Just like that, commissioners agreed to set aside $4.5 million to preserve historic buildings, $100,000 for a Ruskin cultural arts center and $2 million for construction of a south county YMCA.
"Jesus Christ," he said. "We're flagging $2 million?"
Apparently no one had tipped him off about the feast. So at that meeting, he announced he planned to come back soon with his own request. He did, securing $82,000 to fix up a Sulphur Springs building so it could function as a museum featuring chicken bone art.
But he said the process left him troubled. The board was handing out money at a time county employees were facing layoffs, and with little or no discussion.
"I had some real heartburn doing that," Miller said.
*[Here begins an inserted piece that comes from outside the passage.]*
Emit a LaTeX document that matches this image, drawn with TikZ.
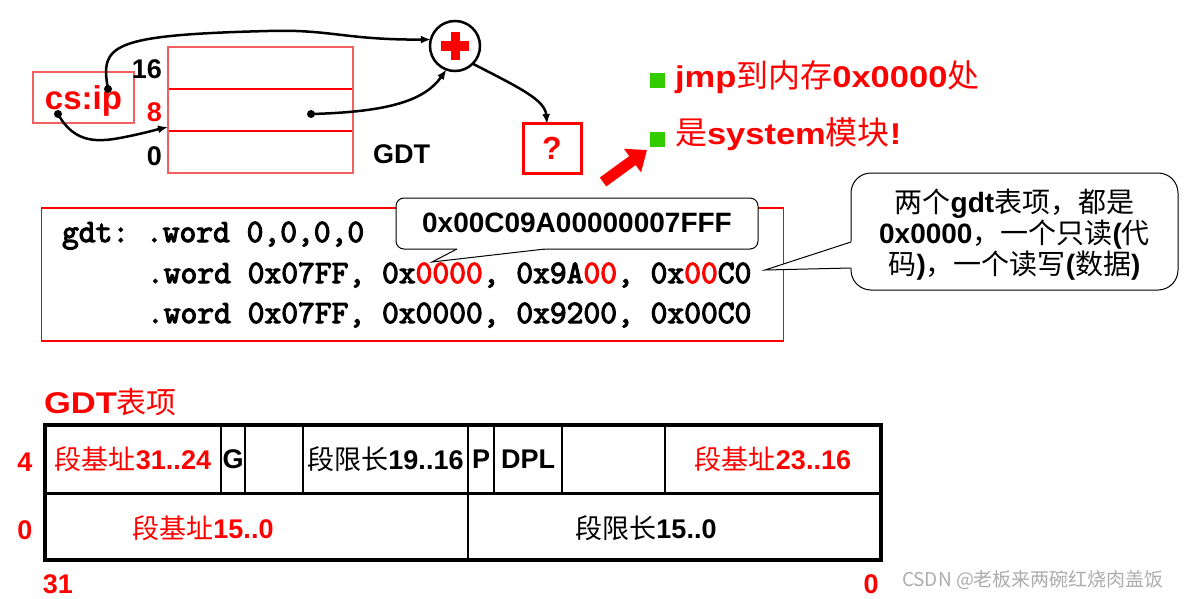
\documentclass[tikz,border=0pt]{standalone}
\usepackage{fontspec}
\setmainfont{Liberation Sans}
\newfontfamily\cjk{Noto Sans CJK SC}
\newfontfamily\mono{Latin Modern Mono}[FakeBold=3.5]
\newfontfamily\wide{Liberation Sans}[FakeStretch=1.15]
\usetikzlibrary{arrows.meta}
\definecolor{lred}{RGB}{242,96,96}
\definecolor{bgreen}{RGB}{51,204,0}
\newcommand\C[1]{{\cjk #1}}
\newcommand\B[1]{{\bfseries #1}}
\newcommand\W[1]{{\wide\bfseries #1}}
\newcommand\fs[1]{\fontsize{#1}{#1}\selectfont}
\begin{document}
\frenchspacing
\begin{tikzpicture}[x=1pt,y=-1pt,
  every node/.style={inner sep=0pt,outer sep=0pt},
  conn/.style={line width=2.5pt,-{Latex[length=10pt,width=8pt]}},
  dotnode/.style={circle,fill=black,minimum size=8pt},
  rowbox/.style={draw=red,line width=1.2pt,minimum width=185pt,minimum height=42pt},
  cell/.style={draw=black,line width=2pt,minimum height=68pt,font=\fs{27}},
  cellb/.style={draw=black,line width=2pt,minimum height=67pt},
  lbl/.style={font=\bfseries\fs{27}},
  codeline/.style={anchor=base west,font=\mono\fs{32.6}\frenchspacing},
  ctext/.style={anchor=base,font=\fs{28}}]
\useasboundingbox (0,0) rectangle (1188,599);

% ---------- top left: cs:ip and GDT ----------
\node[draw=lred,line width=1.5pt,minimum width=101pt,minimum height=51pt] (csip) at (83.5,97.5) {};
\node[anchor=base,text=red,font=\bfseries\fs{33}] (csipt) at (83.5,110) {cs:ip};

\node[rowbox] (r16) at (260.5,68) {};
\node[rowbox] (r8) at (260.5,110) {};
\node[rowbox] (r0) at (260.5,152) {};
\draw[lred,line width=1.5pt] (r16.north west) rectangle (r0.south east);

\node[lbl,anchor=base east] (l16) at (162,79) {16};
\node[lbl,anchor=base east,text=red] (l8) at (162,122) {8};
\node[lbl,anchor=base east] (l0) at (162,165) {0};
\node[lbl,anchor=base west] (gdtl) at (373,163) {GDT};

\node[circle,draw=black,line width=2.5pt,minimum size=50pt,fill=white] (plus) at (455,46) {};
\fill[red] ([shift={(-14,-5)}]plus.center) rectangle ([shift={(14,5)}]plus.center);
\fill[red] ([shift={(-4.5,-14)}]plus.center) rectangle ([shift={(4.5,14)}]plus.center);

\node[draw=red,line width=3pt,minimum width=58pt,minimum height=49pt,text=red,font=\bfseries\fs{32}] (qbox) at (552,148.5) {?};

\node[dotnode] (d1) at (108,89) {};
\node[dotnode] (d2) at (58,114) {};
\node[dotnode] (d3) at (311,114) {};

\draw[conn] (d1.center) .. controls (100,45) and (110,35) .. (268,31) .. controls (330,29) and (345,40) .. (plus.165);
\draw[conn] (d2.center) .. controls (75,145) and (100,142) .. (125,137) .. controls (145,133) and (155,130) .. ([yshift=4pt]r8.south west);
\draw[conn] (d3.center) .. controls (390,112) and (425,100) .. (plus.250);
\draw[conn] (plus.-45) .. controls (520,88) and (545,100) .. ([xshift=-5pt]qbox.north);

% ---------- bullets ----------
\node[fill=bgreen,minimum size=15pt] (b1) at (657,80.5) {};
\node[fill=bgreen,minimum size=15pt] (b2) at (657,139.5) {};
\node[anchor=base west,text=red,font=\fs{30}] (t1) at (675,88) {\W{jmp}{\fs{32}\C{到内存}}\W{0x0000}{\fs{32}\C{处}}};
\node[anchor=base west,text=red,font=\fs{30}] (t2) at (675,145) {{\fs{32}\C{是}}\W{system}{\fs{32}\C{模块}}\W{!}};

\coordinate (ra1) at (603,182);
\coordinate (ra2) at (647,150);
\draw[red,line width=11pt,-{Triangle[length=18pt,width=28pt]}] (ra1) -- (ra2);

% ---------- code box ----------
\node[draw=red,line width=1.2pt,minimum width=742pt,minimum height=133pt] (code) at (412.5,274.5) {};
\node[codeline] (cl1) at (62,242) {gdt: .word 0,0,0,0};
\node[codeline] (cl2) at (147,283) {.word 0x07FF, 0x{\color{red}0000}, 0x9A{\color{red}00}, 0x{\color{red}00}C0};
\node[codeline] (cl3) at (147,323) {.word 0x07FF, 0x0000, 0x9200, 0x00C0};

% callout 1
\node[draw=black,fill=white,line width=1pt,rounded corners=8pt,minimum width=362pt,minimum height=51pt] (c1) at (577,223.5) {};
\fill[white] (456,247.5) -- (546,247.5) -- (545,249) -- (432,262) -- (457,249) -- cycle;
\draw[line width=1pt] (457,249) -- (432,262) -- (545,249);
\node[ctext] (c1t) at (577,232) {\B{0x00C09A00000007FFF}};

% callout 2
\node[draw=black,fill=white,line width=1pt,rounded corners=20pt,minimum width=327pt,minimum height=117pt] (c2) at (1014.5,231.5) {};
\fill[white] (852.5,241) -- (852.5,269) -- (851,268) -- (765,270) -- (851,242) -- cycle;
\draw[line width=1pt] (851,242) -- (765,270) -- (851,268);
\node[ctext] (c2a) at (1014.5,212) {\C{两个}\B{gdt}\C{表项，都是}};
\node[ctext] (c2b) at (1014.5,243) {\B{0x0000}\C{，一个只读}\B{(}\C{代}};
\node[ctext] (c2c) at (1014.5,274) {\C{码}\B{)}\C{，一个读写}\B{(}\C{数据}\B{)}};

% ---------- GDT entry ----------
\node[anchor=base west,text=red,font=\fs{30}] (gtitle) at (44,413) {\W{GDT}\C{表项}};

\node[cell,minimum width=176pt,text=red] (e1) at (133,459) {\C{段基址}\B{31..24}};
\node[cell,minimum width=24pt] (e2) at (233,459) {\B{G}};
\node[cell,minimum width=58pt] (e3) at (274,459) {};
\node[cell,minimum width=165pt] (e4) at (385.5,459) {\C{段限长}\B{19..16}};
\node[cell,minimum width=26pt] (e5) at (481,459) {\B{P}};
\node[cell,minimum width=68pt] (e6) at (528,459) {\B{DPL}};
\node[cell,minimum width=103pt] (e7) at (613.5,459) {};
\node[cell,minimum width=216pt,text=red] (e8) at (773,459) {\C{段基址}\B{23..16}};
\node[cellb,minimum width=423pt] (f1) at (256.5,526.5) {};
\node[cellb,minimum width=413pt] (f2) at (674.5,526.5) {};
\draw[line width=3.5pt] (e1.north west) rectangle (f2.south east);
\draw[line width=3pt] (f1.north west) -- (f2.north east);
\node[anchor=base,text=red,font=\fs{27}] (f1t) at (203,538) {\C{段基址}\B{15..0}};
\node[anchor=base,font=\fs{27}] (f2t) at (646,538) {\C{段限长}\B{15..0}};

\node[lbl,anchor=base,text=red] (n4) at (25,471) {4};
\node[lbl,anchor=base,text=red] (n0) at (25,539) {0};
\node[lbl,anchor=base,text=red] (n31) at (58,593) {31};
\node[lbl,anchor=base,text=red] (n00) at (871,593) {0};

\node[anchor=base west,text=gray!65,font=\cjk\fs{19}] (wm) at (902,586) {CSDN @老板来两碗红烧肉盖饭};
\end{tikzpicture}
\end{document}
Other commissioners have been pushing for the county to develop a strategic plan and base spending decisions on it. They completed that exercise earlier in the year, crafting a priorities playbook that places job creation above all else.
So this year, they took some of their discretionary money and added to what they set aside each year as incentive money for businesses looking to open or expand in Hillsborough. Because creating special places also is a priority, they tacked on money for parks and restored money cut in past years for resurfacing roads.
"I don't think this is about turkeys or people having their names next to an item," said Commissioner Sandra Murman, a Republican and former legislator who has proven adept at securing funding for pet projects. "It's things that we're doing to help our citizens and get the best return on investment for their tax dollars."
And to be sure, commissioners haven't eliminated turkeys. They just get revealed earlier and reviewed more methodically.
This year, for instance, close watchers of budget talks know Hagan helped secure $5.5 million for intersection work in the Bloomingdale area as a salve to residents there concerned about traffic from a proposed development. They might know Commissioner Kevin Beckner, a Democrat, helped get $1.3 million toward the new Courtney Campbell Causeway pedestrian bridge.
"I think the end result is the same thing," Hagan said. "It's just a different process that avoided the horse trading."